Fox received her MFA from Rutgers University, her BFA from the University of
Pennsylvania, and a four-year studio certificate from the Pennsylvania Academy
of the Fine Arts. Over her career, she has had thirty solo exhibitions and has
participated in over one hundred group exhibitions. Her work can be found in
the permanent collections of the Museum of Arts and Design, the Royal
Museums of Belgium and the Pennsylvania Academy of the Fine Arts Museum,
among others. Additionally, Fox has created multiple permanent installations of
artwork in public and corporate venues, including with the Metropolitan
Transportation Authority of New York, University of Arkansas, Temple University and Boston University. She has received honors acknowledging her accomplishments,
including international residencies in China, Wales, Germany and Belgium,
multiple artist grants and other awards, and has been invited to speak about her
career at universities and museums across the United States and abroad. Her
work has been reviewed in publications including The New York Times, The Los
Angeles Times, The Washington Post and The New Yorker magazine.
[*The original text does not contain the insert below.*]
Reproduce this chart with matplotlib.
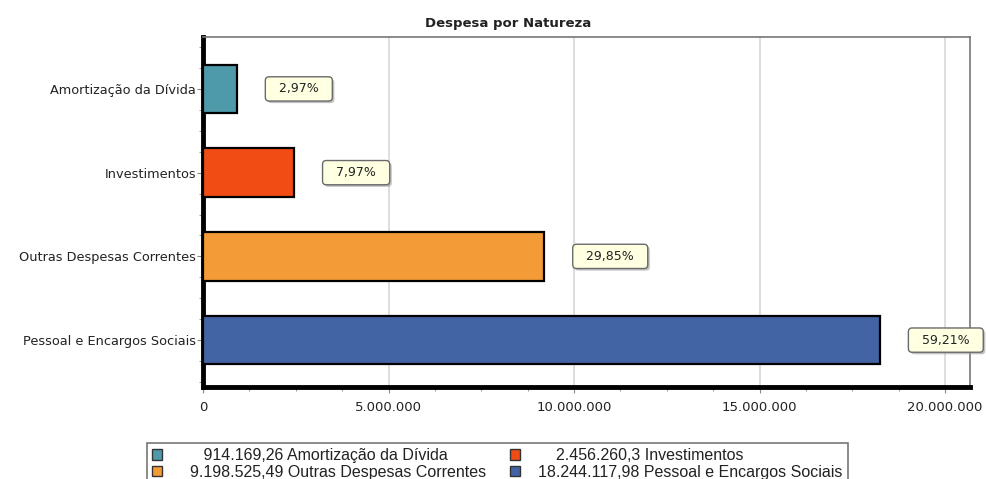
import matplotlib
matplotlib.use("Agg")
import matplotlib.pyplot as plt
from matplotlib.ticker import FuncFormatter, MultipleLocator
from matplotlib.patches import Patch
import matplotlib.patheffects as pe

categories = ["Amortização da Dívida", "Investimentos", "Outras Despesas Correntes", "Pessoal e Encargos Sociais"]
values = [914169.26, 2456260.3, 9198525.49, 18244117.98]
percent_labels = ["2,97%", "7,97%", "29,85%", "59,21%"]
legend_labels = ["914.169,26 Amortização da Dívida", "2.456.260,3 Investimentos",
                 "9.198.525,49 Outras Despesas Correntes", "18.244.117,98 Pessoal e Encargos Sociais"]
colors = ["#4e9aab", "#f04c14", "#f39b37", "#4264a4"]
title = "Despesa por Natureza"

# visual left padding (spaces) used only to mimic the alignment in the legend
legend_pads = [5, 4, 2, 0]

W, H = 987, 479
fig = plt.figure(figsize=(W / 100, H / 100), dpi=100)
ax = fig.add_axes([203 / W, 1 - 387 / H, (970 - 203) / W, (387 - 37) / H])

ypos = list(range(len(categories)))
ax.barh(ypos, values, height=0.58, color=colors, edgecolor="black", linewidth=1.6, zorder=3)

ax.set_ylim(3.56, -0.62)
ax.set_xlim(0, 20.67e6)
ax.set_yticks(ypos)
ax.set_yticklabels(categories, fontsize=9.3, color="#222222")
ax.yaxis.set_minor_locator(MultipleLocator(0.25))
ax.xaxis.set_major_locator(MultipleLocator(5e6))
ax.xaxis.set_minor_locator(MultipleLocator(1.25e6))
ax.xaxis.set_major_formatter(FuncFormatter(lambda v, p: f"{int(v):,}".replace(",", ".")))
ax.tick_params(axis="x", labelsize=9.5, labelcolor="#222222", length=4, color="#888888", pad=6)
ax.tick_params(axis="y", length=4, color="#888888", pad=1)
ax.tick_params(which="minor", length=3, color="#888888")
ax.grid(axis="x", which="major", color="#d8d8d8", linewidth=1.2, zorder=0)

for s in ["left", "bottom"]:
    ax.spines[s].set_linewidth(3.5)
    ax.spines[s].set_color("black")
for s in ["top", "right"]:
    ax.spines[s].set_linewidth(1.2)
    ax.spines[s].set_color("#777777")

for i, (v, lab) in enumerate(zip(values, percent_labels)):
    ann = ax.annotate("  " + lab + "  ", xy=(v, i), xytext=(24.5, 0), textcoords="offset points",
                      ha="left", va="center", fontsize=9, color="#222222", zorder=5,
                      bbox=dict(boxstyle="round,pad=0.45,rounding_size=0.3", fc="#ffffe2", ec="#6a6a6a", lw=1.0))
    ann.get_bbox_patch().set_path_effects([pe.SimplePatchShadow(offset=(1.5, -1.5), shadow_rgbFace="#999999", alpha=0.6), pe.Normal()])

fig.text(508 / W, 1 - 23 / H, title, ha="center", va="center", fontsize=9.5, fontweight="bold", color="#222222")

order = [0, 2, 1, 3]
handles = [Patch(facecolor=colors[k], edgecolor="#333333", linewidth=1.0) for k in order]
labels = [" " * legend_pads[k] + legend_labels[k] for k in order]
leg = fig.legend(handles, labels, ncol=2, loc="upper left",
                 bbox_to_anchor=(147 / W, 1 - 443 / H),
                 frameon=True, fancybox=False, edgecolor="#555555",
                 handlelength=0.65, handleheight=0.65, handletextpad=1.15, labelspacing=0.12,
                 borderpad=0.3, borderaxespad=0.0, columnspacing=1.5,
                 prop={"family": "Liberation Sans", "size": 11.5})
leg.get_frame().set_linewidth(1.2)
for t in leg.get_texts():
    t.set_color("#222222")

fig.savefig("out.png", dpi=100)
Fox lives and works in Brooklyn, New York. She is represented by Linda Warren
Projects, Chicago, Ill., Stanek Gallery, Philadelphia, Pa., and Cynthia Winings
Gallery, Blue Hill, Maine.
I am interested in beauty, but I mistrust it. Instead, I look for beauty that exists in the tension between nature and artifice, the awe of the visual spectacle, and humanity’s desire to bridle nature and time. As a child, I often fantasized about nature, and my determination of it – at least in my mind – fulfilled a sense of control that I
lacked in life. As an adult, I find myself returning to these concerns and using them as the subject of my artwork, while considering their larger symbolic relevance, both personally and societally.
Here, history preoccupies me in small and grand terms. My interest in time has been a consistent subtext of the natural forms I select – the formation of rocks and minerals, coral reefs, the rings of trees — all mark time.
In recent years, I have worked almost exclusively with brightly colored resin, in bodies of work that can be categorized as plant, sea and rock forms. Flowers interest me because of their transient nature, their association with memorials, and their potential as vehicles for riotous color, as I assemble them into wall installations composed of hundreds of pieces. Tree forms manifest as logs, cross-sections or sticks. When a massive backyard tree was cut down at my childhood home, I became intrigued by the trunk and the wavering network of rings that recorded the rainfall and hardships of every year. I realized this tree also told my simultaneous story, and with its demise, I had lost a witness. Sculptures of grasses act as stand-ins for human longing.
Coral forms draw upon themes of continuance, as they refer to reefs that are thousands of years old. Finally, freestanding sculptures inspired by rock structures are created with multiple parts of cast, assembled and carved resin. My goal is for them to seem preposterous and wondrous, to underscore that nothing is more perplexing, complex and extraordinary than nature.